I had big plans for a productive day yesterday. Then I was reminded of a plan that I myself had instigated last week for a collective outing to watch the notorious Borat. And so it was that I found myself back in a shopping mall, that den of evil that once was my favourite haunt. (The reason it’s not anymore is simple: no money = no fun).
Borat was brilliant and disturbing and slightly more and less than everyone had expected. I have little to add to what everyone else is saying about it.
But I was quite proud of the cookies that I whipped up in a fit of (further) proscrastination as soon as it became clear that no work would be accomplished and I still had an hour to kill.

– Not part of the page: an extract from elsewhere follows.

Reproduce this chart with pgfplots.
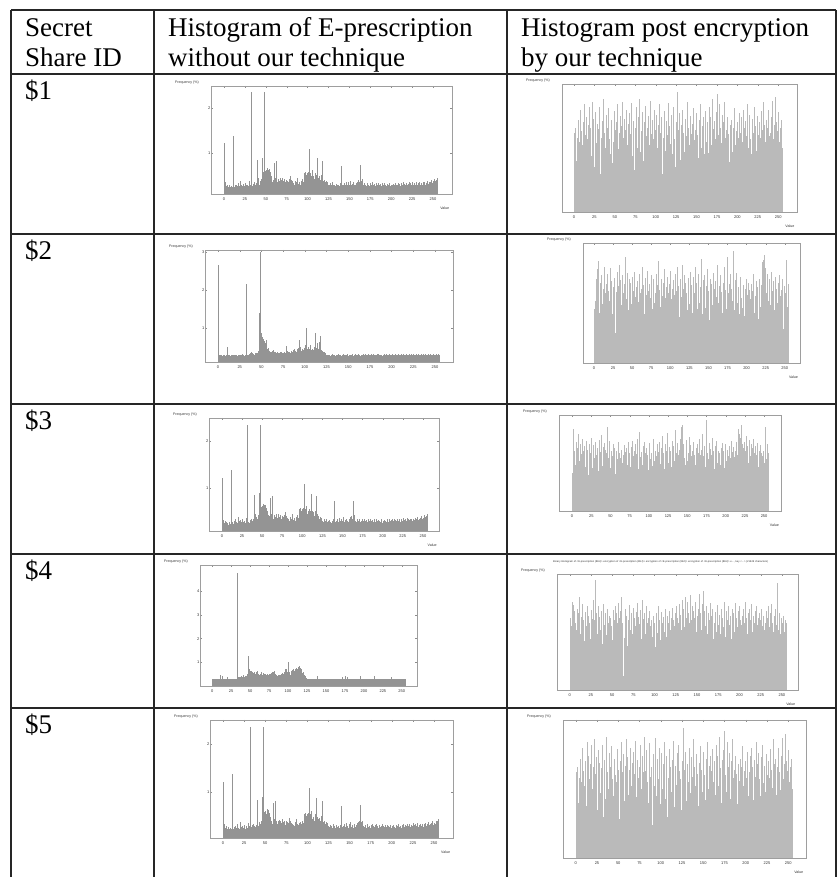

I’m generally pretty good at oven work (baking, roasting etc.), but there are some things I stay away from because I never seem to get the chemistry right and generally prefer the bought versions. Muffins and cookies fall into this category. (Having said this, the cookie thing never bothered me much because I don’t actually like them that much. That I can’t make good muffins does bother me, because I do like them.)
Anyway, I was on the phone to a friend who said, “Why not bake some cookies quickly?”. I don’t think it was meant with any seriousness, but such is the power of language. It sows seeds. So I did a quick search for “easy cookies” and found one recipe that looked relatively simple, involving the usual basics: eggs, flour, baking powder, sugar, butter. Great, I have all that.
No, wait. Problem. I have no butter. Another search: “olive oil cookies”. I found a recipe for Made in Napa Valley Lemon Olive Oil Cookies. This could work.
Of course neither my cookies nor any of my ingredients were Made in Napa Valley, so making full use of my baker’s creative licence, here is my version, inspired by someone in Napa Valley:
1 generous cup flour
1/2 cup sugar (plus some)
1/2 tsp. baking powder
1/4 cup olive oil
1 tbsp. milk
juice and zest from 1 orange
1/2 tsp. lemon essence
spice from 3 freshly ground cardamom pips
Mix all the dry stuff, then the wet stuff, add the dry to the wet, mix it all up till it looks like cookie dough. Roll into little balls, roll the little balls in sugar, place on a baking sheet with enough room to spread (as cookies do), bake for 13-14 minutes at 180C.
The tip from the original recipe to not overbake is pertinent: they feel soggy when you take them out, but as long as they are lightly browned around the edges, they’re baked through, and will harden as they cool down.
They are, in fact, really very nice. As the Napa people suggest, the olive oil gives a nice chewy inside and the sugar coating a nice crispy outside. The cardamom also works well, but I suppose any spice could work, and neither would I frown at going the herb route and adding a little freshly chopped rosemary instead. Imagine that with a cup of good coffee, perhaps a little dessert wine. Buonissimo.